Quantitative gas identification using HMDSO coated QCM sensors and multilayer neural networks

Abstract

Quartz crystal microbalance (QCM) electrodes were coated from a mixture of hexamethyldisiloxane (HMDSO) and O2 for the detection of volatile organic compounds (VOCs). The sensitivity of the coated QCM-based sensors was evaluated by monitoring the frequency shifts of the quartz exposed to different concentrations of volatile organic compounds (VOCs), such as; ethanol, benzene and chloroform. The sensors responses data have been used in subsequent data processing step for quantitative gas identification. It was shown that, with varying oxygen proportion in the mixture, the sensitivity and the selectivity of the QCM sensor towards on a given analyte change.
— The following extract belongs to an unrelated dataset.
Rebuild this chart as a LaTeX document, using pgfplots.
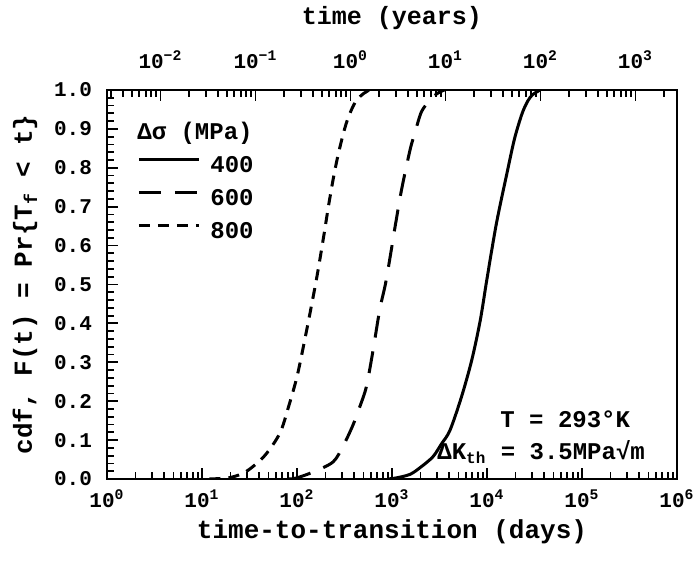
\documentclass[border=0pt]{standalone}
\usepackage{pgfplots}
\pgfplotsset{compat=1.18}
\usepackage{fontspec}
\setmainfont{Liberation Mono}
\begin{document}
\bfseries
\begin{tikzpicture}
\begin{axis}[
  at={(0pt,0pt)}, anchor=south west,
  scale only axis, width=285pt, height=194.5pt,
  xmode=log, ymin=0, ymax=1,
  axis line style={line width=1.3pt},
  tick style={black, line width=0.9pt},
  major tick length=5.5pt, minor tick length=3.5pt,
  tick align=inside,
  tick label style={font=\fontsize{10.5}{12}\selectfont},
  xmin=1, xmax=1e6,
  xtick pos=bottom, ytick pos=left,
  xtick={1,10,100,1000,10000,100000,1000000},
  xticklabels={10\textsuperscript{0},10\textsuperscript{1},10\textsuperscript{2},10\textsuperscript{3},10\textsuperscript{4},10\textsuperscript{5},10\textsuperscript{6}},
  minor xtick={2,3,4,5,6,7,8,9,20,30,40,50,60,70,80,90,200,300,400,500,600,700,800,900,2000,3000,4000,5000,6000,7000,8000,9000,20000,30000,40000,50000,60000,70000,80000,90000,200000,300000,400000,500000,600000,700000,800000,900000},
  ytick={0,0.1,0.2,0.3,0.4,0.5,0.6,0.7,0.8,0.9,1},
  yticklabels={0.0,0.1,0.2,0.3,0.4,0.5,0.6,0.7,0.8,0.9,1.0},
  minor ytick={0.02,0.04,0.06,0.08,0.12,0.14,0.16,0.18,0.22,0.24,0.26,0.28,0.32,0.34,0.36,0.38,0.42,0.44,0.46,0.48,0.52,0.54,0.56,0.58,0.62,0.64,0.66,0.68,0.72,0.74,0.76,0.78,0.82,0.84,0.86,0.88,0.92,0.94,0.96,0.98},
  yticklabel style={xshift=-4pt},
  xticklabel style={yshift=-2pt},
  xlabel={time-to-transition (days)},
  ylabel={cdf, F(t) = Pr\{T\textsubscript{f} < t\}},
  label style={font=\fontsize{13}{15}\selectfont},
  xlabel style={at={(axis description cs:0.5,-0.136)}, anchor=center},
  ylabel style={at={(axis description cs:-0.144,0.5)}, anchor=center},
  legend style={draw=none, fill=none, at={(axis description cs:0.0526,0.835)}, anchor=north west,
    font=\fontsize{12}{14}\selectfont, row sep=5pt, inner sep=0pt,
    nodes={inner sep=1pt}, column sep=4pt},
  legend cell align=left,
  legend image code/.code={\draw[#1] (0pt,3.5pt) -- (30pt,3.5pt);},
]
\addplot[black, line width=1.5pt, smooth] coordinates {
(900,0) (1122,0.003) (1549,0.012) (1995,0.03) (2692,0.057) (3311,0.09) (4074,0.125)
(5370,0.21) (6918,0.306) (8511,0.409) (10000,0.515) (12589,0.658) (16218,0.786)
(19498,0.875) (23442,0.94) (26915,0.972) (30200,0.988) (36308,1.0)};
\addlegendentry{400}
\addplot[black, line width=1.5pt, smooth, dash pattern=on 11pt off 7pt] coordinates {
(83,0) (100,0.003) (148,0.018) (240,0.044) (309,0.087) (389,0.139) (457,0.185)
(537,0.237) (631,0.33) (741,0.434) (851,0.50) (955,0.57) (1072,0.645) (1259,0.743)
(1549,0.846) (1738,0.889) (2042,0.944) (2512,0.974) (2951,0.99) (3548,1.0)};
\addlegendentry{600}
\addplot[black, line width=1.5pt, smooth, dash pattern=on 5.5pt off 4pt] coordinates {
(12,0) (20,0.004) (29.5,0.02) (45.7,0.06) (66.1,0.118) (81.3,0.185) (100,0.263)
(120,0.355) (138,0.43) (162,0.52) (190.5,0.622) (214,0.70) (240,0.77) (269,0.83)
(309,0.89) (347,0.93) (407,0.967) (479,0.987) (575,1.0)};
\addlegendentry{800}
\end{axis}
\begin{axis}[
  at={(0pt,0pt)}, anchor=south west,
  scale only axis, width=285pt, height=194.5pt,
  xmode=log, ymin=0, ymax=1,
  axis line style={line width=1.3pt},
  tick style={black, line width=0.9pt},
  major tick length=5.5pt, minor tick length=3.5pt,
  tick align=inside,
  tick label style={font=\fontsize{10.5}{12}\selectfont},
  xmin=0.00273785, xmax=2737.85,
  hide y axis,
  xtick pos=top, xticklabel pos=top,
  xtick={0.01,0.1,1,10,100,1000},
  xticklabels={10\textsuperscript{−2},10\textsuperscript{−1},10\textsuperscript{0},10\textsuperscript{1},10\textsuperscript{2},10\textsuperscript{3}},
  minor xtick={0.003,0.004,0.005,0.006,0.007,0.008,0.009,0.02,0.03,0.04,0.05,0.06,0.07,0.08,0.09,0.2,0.3,0.4,0.5,0.6,0.7,0.8,0.9,2,3,4,5,6,7,8,9,20,30,40,50,60,70,80,90,200,300,400,500,600,700,800,900,2000},
  xticklabel style={yshift=7pt},
  xlabel={time (years)},
  xlabel style={at={(axis description cs:0.5,1.185)}, anchor=center, font=\fontsize{12.5}{15}\selectfont},
]
\addplot[draw=none] coordinates {(1,0.5)};
\end{axis}
\node[anchor=west, inner sep=0pt, font=\fontsize{12}{14}\selectfont] at (15pt,173pt) {Δσ (MPa)};
\node[anchor=west, inner sep=0pt, font=\fontsize{12}{14}\selectfont] at (196.5pt,30pt) {T = 293°K};
\node[anchor=west, inner sep=0pt, font=\fontsize{12}{14}\selectfont] at (165pt,13.5pt) {ΔK\textsubscript{th} = 3.5MPa√m};
\pgfresetboundingbox
\path (-53.5pt,-44pt) rectangle (295pt,239.5pt);
\end{tikzpicture}
\end{document}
Several multivariable analysis techniques, with varying degrees of success for automated identification of VOCs such as; linear method: principal component analysis (PCA) and nonlinear method: Artificial neural networks multilayer perceptions (ANNMLP) have been used to explore the data in this study. The collected data processed by principal component analysis has identified ethanol compared to the other two gases. The artificial neural networks multilayer perception after training has allowed the identification of 100% of these three types of VOCs and estimated their concentration, which demonstrates the success of nonlinear methods for identification and quantification of gas using this type of sensors.